RG: We’ve had to hire people. That’s key. It doesn’t matter how many films you’ve made in the past. The competition is insane. We hired Donna Daniels. She’s awesome and passionate about the project and is giving us a great rate because she saw the project’s potential.
Has this experience made you feel more like a hard-core DIY indie filmmaker than ever before?
RG: Yeah. We’ve always identified as being independent. But this is taking it to the next level.
Are you feeling hopeful that you may make money on this?

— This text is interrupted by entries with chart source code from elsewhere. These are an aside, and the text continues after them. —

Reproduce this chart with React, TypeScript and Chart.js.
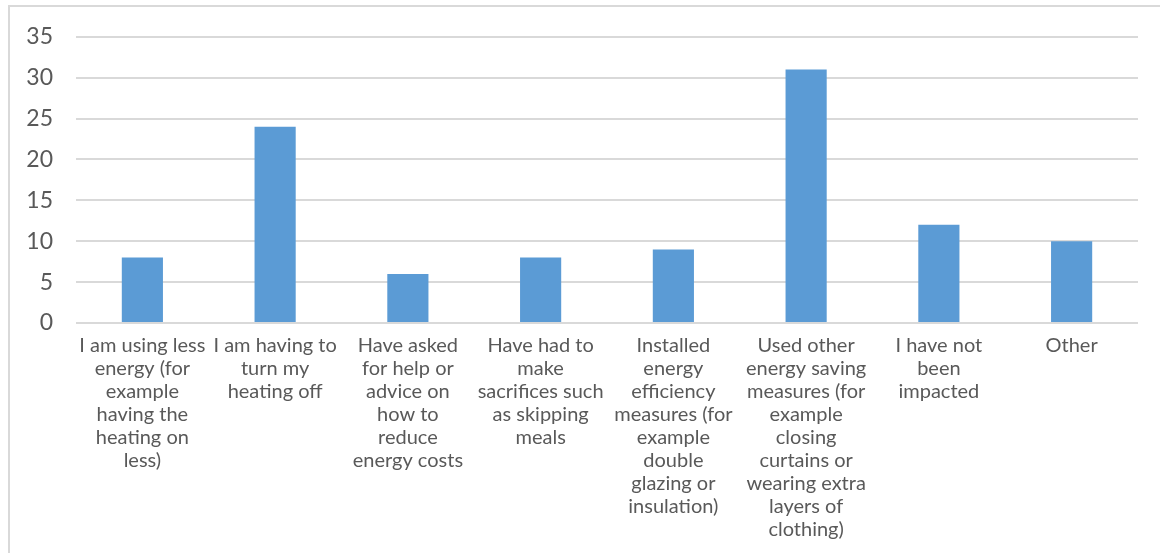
import React, { useEffect, useRef } from "react";
import { Chart, registerables } from "chart.js";

Chart.register(...registerables);

// Category labels, pre-wrapped into lines
const categories: string[][] = [
  ["I am using less", "energy (for", "example", "having the", "heating on", "less)"],
  ["I am having to", "turn my", "heating off"],
  ["Have asked", "for help or", "advice on", "how to", "reduce", "energy costs"],
  ["Have had to", "make", "sacrifices such", "as skipping", "meals"],
  ["Installed", "energy", "efficiency", "measures (for", "example", "double", "glazing or", "insulation)"],
  ["Used other", "energy saving", "measures (for", "example", "closing", "curtains or", "wearing extra", "layers of", "clothing)"],
  ["I have not", "been", "impacted"],
  ["Other"],
];

// Number of responses per category
const responses: number[] = [8, 24, 6, 8, 9, 31, 12, 10];

// Value axis range
const yMin = 0;
const yMax = 35;
const yStep = 5;

const FONT = "Lato, 'Noto Sans', sans-serif";
const TEXT = "#595959";
const GRID = "#D9D9D9";
const BAR = "#5B9BD5";

export default function App() {
  const canvasRef = useRef<HTMLCanvasElement | null>(null);

  useEffect(() => {
    const canvas = canvasRef.current;
    if (!canvas) return;
    const chart = new Chart(canvas, {
      type: "bar",
      data: {
        labels: categories,
        datasets: [
          {
            data: responses,
            backgroundColor: BAR,
            borderWidth: 0,
            categoryPercentage: 1,
            barPercentage: 0.31,
          },
        ],
      },
      options: {
        responsive: false,
        animation: false,
        events: [],
        layout: { padding: { left: 9, top: 36, right: 22, bottom: 0 } },
        plugins: {
          legend: { display: false },
          tooltip: { enabled: false },
          title: { display: false },
        },
        scales: {
          x: {
            offset: true,
            grid: { display: false, drawTicks: false },
            border: { display: false },
            ticks: {
              color: TEXT,
              font: { family: FONT, size: 20, lineHeight: 1.15 },
              maxRotation: 0,
              minRotation: 0,
              autoSkip: false,
              padding: 11,
            },
            afterFit: (scale: any) => {
              scale.height = 553 - 323;
            },
          },
          y: {
            min: yMin,
            max: yMax,
            grid: { color: GRID, lineWidth: 2, drawTicks: false },
            border: { display: false },
            ticks: {
              stepSize: yStep,
              color: TEXT,
              font: { family: FONT, size: 23 },
              padding: 23,
            },
            afterFit: (scale: any) => {
              scale.width = 76 - 9;
            },
          },
        },
      },
    });
    return () => chart.destroy();
  }, []);

  return (
    <div
      style={{
        position: "fixed",
        left: 0,
        top: 0,
        width: 1160,
        height: 553,
        overflow: "hidden",
        background: "#ffffff",
      }}
    >
      <div
        style={{
          position: "absolute",
          left: 8,
          top: 5,
          width: 1170,
          height: 570,
          border: `2px solid ${GRID}`,
          boxSizing: "border-box",
        }}
      />
      <canvas
        ref={canvasRef}
        width={1160}
        height={553}
        style={{ position: "absolute", left: 0, top: 0 }}
      />
    </div>
  );
}
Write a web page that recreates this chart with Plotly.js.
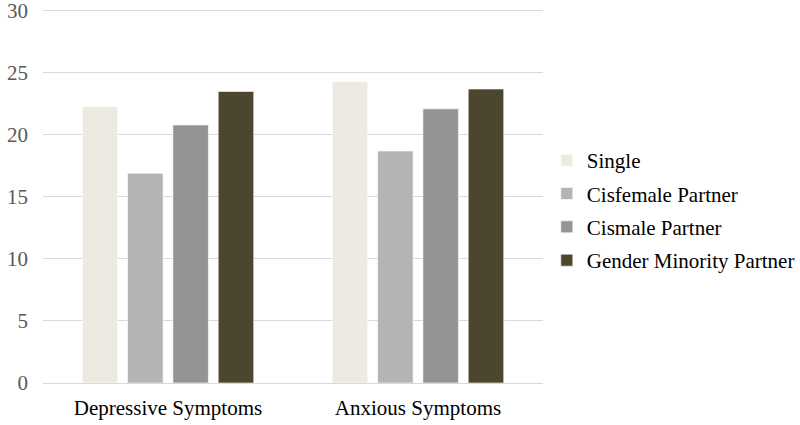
<!DOCTYPE html>
<html>
<head>
<meta charset="utf-8">
<script src="https://cdn.plot.ly/plotly-3.0.1.min.js"></script>
<style>html,body{margin:0;padding:0;background:#fff;}#chart{width:800px;height:425px;}</style>
</head>
<body>
<div id="chart"></div>
<script>
const categories = ["Depressive Symptoms", "Anxious Symptoms"];
const seriesNames = ["Single", "Cisfemale Partner", "Cismale Partner", "Gender Minority Partner"];
const single = [22.3, 24.3];
const cisfemale = [16.9, 18.7];
const cismale = [20.8, 22.1];
const genderMinority = [23.5, 23.7];
const yTicks = [0, 5, 10, 15, 20, 25, 30];

const colors = ["#EDEBE1", "#B4B4B4", "#949494", "#4B462D"];
const seriesValues = [single, cisfemale, cismale, genderMinority];

const traces = seriesValues.map((vals, i) => ({
  type: "bar",
  name: seriesNames[i],
  x: categories,
  y: vals,
  legendgroup: "g" + i,
  marker: {color: colors[i], line: {color: "rgba(255,255,255,0.6)", width: 1}},
  hoverinfo: "none"
}));

const font = "Liberation Serif, Times New Roman, serif";
const layout = {
  width: 800, height: 425,
  margin: {l: 43, r: 257, t: 9, b: 42, autoexpand: false},
  paper_bgcolor: "#fff", plot_bgcolor: "#fff",
  barmode: "group",
  bargap: 0.275,
  bargroupgap: 0.216,
  font: {family: font, size: 21, color: "#000"},
  xaxis: {
    showgrid: false, zeroline: false, showline: false,
    ticks: "", tickfont: {family: font, size: 21, color: "#000"},
    ticklabelstandoff: 10
  },
  yaxis: {
    range: [0, 30.15], tickvals: yTicks, ticktext: yTicks.map(String),
    showgrid: true, gridcolor: "#D9D9D9", gridwidth: 1,
    zeroline: true, zerolinecolor: "#D9D9D9", zerolinewidth: 1,
    showline: false, ticks: "",
    tickfont: {family: font, size: 21, color: "#595959"},
    ticklabelstandoff: 14,
    ticklabeloverflow: "allow"
  },
  showlegend: true,
  legend: {
    xref: "container", x: 0.6835, xanchor: "left", y: 0.461, yanchor: "middle",
    font: {family: font, size: 21, color: "#000"},
    tracegroupgap: 3, traceorder: "grouped",
    bgcolor: "rgba(0,0,0,0)"
  }
};

Plotly.newPlot("chart", traces, layout, {staticPlot: true, displayModeBar: false});
</script>
</body>
</html>
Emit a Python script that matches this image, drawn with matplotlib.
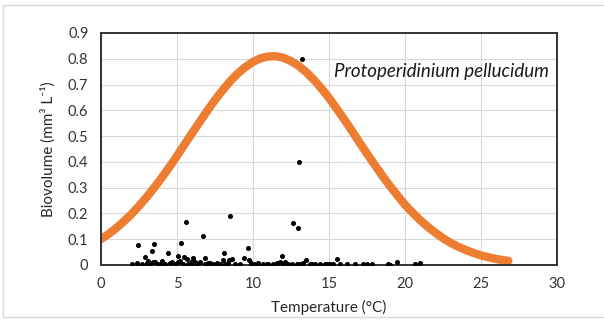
import numpy as np
import matplotlib.pyplot as plt
from matplotlib.patches import Rectangle

# fitted curve (temperature, biovolume)
curve_t = [0, 0.5, 1, 1.5, 2, 2.5, 3, 3.5, 4, 4.5, 5, 5.5, 6, 6.5, 7, 7.5,
           8, 8.5, 9, 9.5, 10, 10.5, 11, 11.5, 12, 12.5, 13, 13.5, 14, 14.5,
           15, 15.5, 16, 16.5, 17, 17.5, 18, 18.5, 19, 19.5, 20, 20.5, 21,
           21.5, 22, 22.5, 23, 23.5, 24, 24.5, 25, 25.5, 26, 26.5, 26.8]
curve_v = [0.101, 0.120, 0.143, 0.169, 0.197, 0.229, 0.263, 0.300, 0.339,
           0.380, 0.423, 0.468, 0.512, 0.556, 0.599, 0.640, 0.678, 0.713,
           0.743, 0.768, 0.788, 0.802, 0.809, 0.810, 0.804, 0.791, 0.773,
           0.748, 0.719, 0.685, 0.648, 0.607, 0.565, 0.521, 0.476, 0.432,
           0.389, 0.347, 0.307, 0.270, 0.234, 0.203, 0.174, 0.148, 0.125,
           0.104, 0.086, 0.071, 0.058, 0.047, 0.037, 0.030, 0.023, 0.0186,
           0.016]

# observations
obs_t = [13.2, 13.0, 2.46, 3.49, 3.33, 2.89, 4.43, 5.26, 5.57, 6.69, 8.46,
         8.07, 9.69, 11.93, 12.65, 12.96, 13.5, 15.5, 19.5, 21.0, 5.09, 5.48,
         5.63, 6.07, 6.84, 8.0, 9.43, 9.74, 8.6, 8.42, 11.8, 12.1,
         2.02, 2.35, 2.68, 3.0, 3.22, 3.55, 3.77, 3.99, 4.21, 4.54, 4.87,
         5.04, 5.42, 5.75, 5.96, 6.3, 6.51, 6.84, 7.06, 7.39, 7.61, 7.83,
         8.16, 8.38, 8.82, 9.14, 10.13, 10.35, 10.68, 11.0, 11.34, 11.56,
         12.32, 12.55, 12.87, 13.09, 13.31, 13.75, 14.08, 14.41, 14.74,
         14.85, 15.07, 15.28, 15.72, 16.16, 16.71, 17.26, 17.48, 17.81,
         18.9, 19.0, 20.66, 3.1, 3.4, 4.0, 4.7, 5.2, 5.9, 6.2, 7.2, 9.9,
         10.9, 12.0, 13.9]
obs_v = [0.80, 0.40, 0.078, 0.080, 0.054, 0.032, 0.045, 0.085, 0.167, 0.114,
         0.190, 0.045, 0.065, 0.035, 0.163, 0.142, 0.019, 0.023, 0.013, 0.007,
         0.036, 0.032, 0.023, 0.028, 0.026, 0.019, 0.026, 0.019, 0.023,
         0.019, 0.010, 0.010,
         0.003, 0.006, 0.002, 0.008, 0.004, 0.010, 0.003, 0.007, 0.002,
         0.009, 0.004, 0.012, 0.005, 0.002, 0.008, 0.004, 0.010, 0.003,
         0.006, 0.002, 0.009, 0.004, 0.003, 0.007, 0.005, 0.002, 0.004,
         0.006, 0.003, 0.005, 0.002, 0.006, 0.004, 0.002, 0.005, 0.003,
         0.006, 0.002, 0.004, 0.003, 0.005, 0.002, 0.004, 0.003, 0.002,
         0.005, 0.003, 0.004, 0.002, 0.003, 0.002, 0.000, 0.003, 0.015,
         0.012, 0.015, 0.010, 0.014, 0.012, 0.010, 0.008, 0.006, 0.005,
         0.004, 0.004]

xticks = [0, 5, 10, 15, 20, 25, 30]
yticks = [0, 0.1, 0.2, 0.3, 0.4, 0.5, 0.6, 0.7, 0.8, 0.9]
ytick_labels = ['0', '0.1', '0.2', '0.3', '0.4', '0.5', '0.6', '0.7', '0.8', '0.9']

plt.rcParams['font.family'] = ['Lato', 'DejaVu Sans']

fig = plt.figure(figsize=(6.04, 3.22), dpi=100)
fig.patches.append(Rectangle((3 / 604, 5 / 322), 1.0, 312 / 322,
                             transform=fig.transFigure, fill=False,
                             edgecolor='#d9d9d9', linewidth=1.0))
ax = fig.add_axes([101 / 604, 1 - 265 / 322, 456 / 604, 232 / 322])

ax.plot(curve_t, curve_v, color='#ED7D31', linewidth=6,
        solid_capstyle='round', solid_joinstyle='round', zorder=2)
ax.plot(obs_t, obs_v, 'o', color='black', markersize=2.6, zorder=3)

ax.set_xlim(0, 30)
ax.set_ylim(0, 0.9)
ax.set_xticks(xticks)
ax.set_yticks(yticks)
ax.set_yticklabels(ytick_labels)
ax.grid(True, color='#d9d9d9', linewidth=0.8)
ax.set_axisbelow(True)
ax.tick_params(length=0, labelsize=10.5, colors='#333333', pad=9)
for s in ax.spines.values():
    s.set_color('#333333')
    s.set_linewidth(1.4)

ax.set_xlabel('Temperature (°C)', fontsize=11, color='#262626', labelpad=6)
ax.set_ylabel('Biovolume (mm³ L⁻¹)', fontsize=11, color='#262626', labelpad=9)
ax.text(15.3, 0.75, 'Protoperidinium pellucidum', fontsize=13.5,
        style='italic', color='#1a1a1a', va='center', ha='left')

fig.savefig('out.png', dpi=100)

RG: That would be awesome and a total bonus and we hope that happens. We were able to make a great DVD deal [through Artist Services’ relationship with Cinedigm/New Video] and able to hold onto all the ancillaries and we’re hopeful that will be successful for us. Our first film, Boys of Baraka, has had a great ancillary life, which we didn’t participate in because we gave it to a distributor. On this film we have a great partner in New Video. But the real bottom line and measure of our success is that we did right by our movie and gave it our all to the very end.
What advice would you give to other filmmakers thinking of going down this road?
RG: I think people should start thinking about this stuff as part of their development and not start from scratch when they’re finished. There are going to be fewer and fewer distributors and there’s always a possibility that a film won’t get picked up. This shouldn’t deter anyone from making the film. It should inspire filmmakers to start thinking about it from the very beginning. Start getting your fanbase together. Start raising awareness for the film and getting people invested in it. Start thinking creatively from the beginning and don’t wait till later. We’ll do that on our next film whether we decide to self-distribute or not.